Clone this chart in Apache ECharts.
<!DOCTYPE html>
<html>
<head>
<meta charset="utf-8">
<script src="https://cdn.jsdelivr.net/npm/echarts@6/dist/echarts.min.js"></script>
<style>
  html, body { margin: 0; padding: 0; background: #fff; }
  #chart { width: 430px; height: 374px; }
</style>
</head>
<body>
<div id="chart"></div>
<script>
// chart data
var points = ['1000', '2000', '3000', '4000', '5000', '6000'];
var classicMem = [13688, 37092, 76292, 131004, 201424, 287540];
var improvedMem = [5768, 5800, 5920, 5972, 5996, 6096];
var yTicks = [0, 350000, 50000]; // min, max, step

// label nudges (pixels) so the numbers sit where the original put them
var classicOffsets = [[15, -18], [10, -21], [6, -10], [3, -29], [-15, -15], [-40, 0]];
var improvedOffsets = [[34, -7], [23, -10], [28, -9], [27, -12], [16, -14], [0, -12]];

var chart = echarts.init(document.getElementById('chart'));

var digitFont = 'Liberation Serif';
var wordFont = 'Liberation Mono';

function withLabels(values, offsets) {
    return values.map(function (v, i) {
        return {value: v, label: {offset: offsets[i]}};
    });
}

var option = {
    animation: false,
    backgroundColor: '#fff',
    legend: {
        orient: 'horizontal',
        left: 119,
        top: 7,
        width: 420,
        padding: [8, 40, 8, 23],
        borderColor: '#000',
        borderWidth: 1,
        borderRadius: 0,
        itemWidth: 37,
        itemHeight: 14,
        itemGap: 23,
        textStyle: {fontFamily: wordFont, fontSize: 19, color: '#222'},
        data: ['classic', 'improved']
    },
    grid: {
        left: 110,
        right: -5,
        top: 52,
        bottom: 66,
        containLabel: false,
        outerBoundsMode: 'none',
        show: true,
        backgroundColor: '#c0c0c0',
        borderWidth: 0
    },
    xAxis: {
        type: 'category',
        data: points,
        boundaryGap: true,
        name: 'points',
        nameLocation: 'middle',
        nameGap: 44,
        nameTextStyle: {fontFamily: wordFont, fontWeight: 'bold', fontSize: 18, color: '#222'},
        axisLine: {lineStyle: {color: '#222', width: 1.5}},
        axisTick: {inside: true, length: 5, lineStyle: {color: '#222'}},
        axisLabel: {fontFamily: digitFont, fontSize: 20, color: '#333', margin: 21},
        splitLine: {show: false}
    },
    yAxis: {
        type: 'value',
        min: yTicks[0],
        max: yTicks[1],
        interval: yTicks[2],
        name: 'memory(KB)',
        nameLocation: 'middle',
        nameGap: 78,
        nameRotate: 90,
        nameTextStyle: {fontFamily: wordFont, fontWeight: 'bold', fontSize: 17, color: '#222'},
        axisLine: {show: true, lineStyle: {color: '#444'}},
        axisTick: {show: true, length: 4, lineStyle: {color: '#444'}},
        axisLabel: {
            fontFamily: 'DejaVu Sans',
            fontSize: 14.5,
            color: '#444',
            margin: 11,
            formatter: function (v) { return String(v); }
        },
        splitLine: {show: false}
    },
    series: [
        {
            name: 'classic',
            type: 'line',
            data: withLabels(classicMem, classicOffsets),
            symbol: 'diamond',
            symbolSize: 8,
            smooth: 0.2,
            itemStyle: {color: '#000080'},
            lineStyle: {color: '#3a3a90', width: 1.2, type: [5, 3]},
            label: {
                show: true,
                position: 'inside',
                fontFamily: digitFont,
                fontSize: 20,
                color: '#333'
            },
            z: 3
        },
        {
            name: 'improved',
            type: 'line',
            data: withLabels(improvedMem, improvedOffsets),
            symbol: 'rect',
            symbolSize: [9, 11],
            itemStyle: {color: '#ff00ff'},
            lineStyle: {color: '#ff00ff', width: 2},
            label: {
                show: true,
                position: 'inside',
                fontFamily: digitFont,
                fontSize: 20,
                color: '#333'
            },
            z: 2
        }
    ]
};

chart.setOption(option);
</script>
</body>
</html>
•••
STATED PROBLEM.
Every line above should be written out again exactly as it stands.

WRITTEN RESPONSE.
Clone this chart in Apache ECharts.
<!DOCTYPE html>
<html>
<head>
<meta charset="utf-8">
<script src="https://cdn.jsdelivr.net/npm/echarts@6/dist/echarts.min.js"></script>
<style>
  html, body { margin: 0; padding: 0; background: #fff; }
  #chart { width: 430px; height: 374px; }
</style>
</head>
<body>
<div id="chart"></div>
<script>
// chart data
var points = ['1000', '2000', '3000', '4000', '5000', '6000'];
var classicMem = [13688, 37092, 76292, 131004, 201424, 287540];
var improvedMem = [5768, 5800, 5920, 5972, 5996, 6096];
var yTicks = [0, 350000, 50000]; // min, max, step

// label nudges (pixels) so the numbers sit where the original put them
var classicOffsets = [[15, -18], [10, -21], [6, -10], [3, -29], [-15, -15], [-40, 0]];
var improvedOffsets = [[34, -7], [23, -10], [28, -9], [27, -12], [16, -14], [0, -12]];

var chart = echarts.init(document.getElementById('chart'));

var digitFont = 'Liberation Serif';
var wordFont = 'Liberation Mono';

function withLabels(values, offsets) {
    return values.map(function (v, i) {
        return {value: v, label: {offset: offsets[i]}};
    });
}

var option = {
    animation: false,
    backgroundColor: '#fff',
    legend: {
        orient: 'horizontal',
        left: 119,
        top: 7,
        width: 420,
        padding: [8, 40, 8, 23],
        borderColor: '#000',
        borderWidth: 1,
        borderRadius: 0,
        itemWidth: 37,
        itemHeight: 14,
        itemGap: 23,
        textStyle: {fontFamily: wordFont, fontSize: 19, color: '#222'},
        data: ['classic', 'improved']
    },
    grid: {
        left: 110,
        right: -5,
        top: 52,
        bottom: 66,
        containLabel: false,
        outerBoundsMode: 'none',
        show: true,
        backgroundColor: '#c0c0c0',
        borderWidth: 0
    },
    xAxis: {
        type: 'category',
        data: points,
        boundaryGap: true,
        name: 'points',
        nameLocation: 'middle',
        nameGap: 44,
        nameTextStyle: {fontFamily: wordFont, fontWeight: 'bold', fontSize: 18, color: '#222'},
        axisLine: {lineStyle: {color: '#222', width: 1.5}},
        axisTick: {inside: true, length: 5, lineStyle: {color: '#222'}},
        axisLabel: {fontFamily: digitFont, fontSize: 20, color: '#333', margin: 21},
        splitLine: {show: false}
    },
    yAxis: {
        type: 'value',
        min: yTicks[0],
        max: yTicks[1],
        interval: yTicks[2],
        name: 'memory(KB)',
        nameLocation: 'middle',
        nameGap: 78,
        nameRotate: 90,
        nameTextStyle: {fontFamily: wordFont, fontWeight: 'bold', fontSize: 17, color: '#222'},
        axisLine: {show: true, lineStyle: {color: '#444'}},
        axisTick: {show: true, length: 4, lineStyle: {color: '#444'}},
        axisLabel: {
            fontFamily: 'DejaVu Sans',
            fontSize: 14.5,
            color: '#444',
            margin: 11,
            formatter: function (v) { return String(v); }
        },
        splitLine: {show: false}
    },
    series: [
        {
            name: 'classic',
            type: 'line',
            data: withLabels(classicMem, classicOffsets),
            symbol: 'diamond',
            symbolSize: 8,
            smooth: 0.2,
            itemStyle: {color: '#000080'},
            lineStyle: {color: '#3a3a90', width: 1.2, type: [5, 3]},
            label: {
                show: true,
                position: 'inside',
                fontFamily: digitFont,
                fontSize: 20,
                color: '#333'
            },
            z: 3
        },
        {
            name: 'improved',
            type: 'line',
            data: withLabels(improvedMem, improvedOffsets),
            symbol: 'rect',
            symbolSize: [9, 11],
            itemStyle: {color: '#ff00ff'},
            lineStyle: {color: '#ff00ff', width: 2},
            label: {
                show: true,
                position: 'inside',
                fontFamily: digitFont,
                fontSize: 20,
                color: '#333'
            },
            z: 2
        }
    ]
};

chart.setOption(option);
</script>
</body>
</html>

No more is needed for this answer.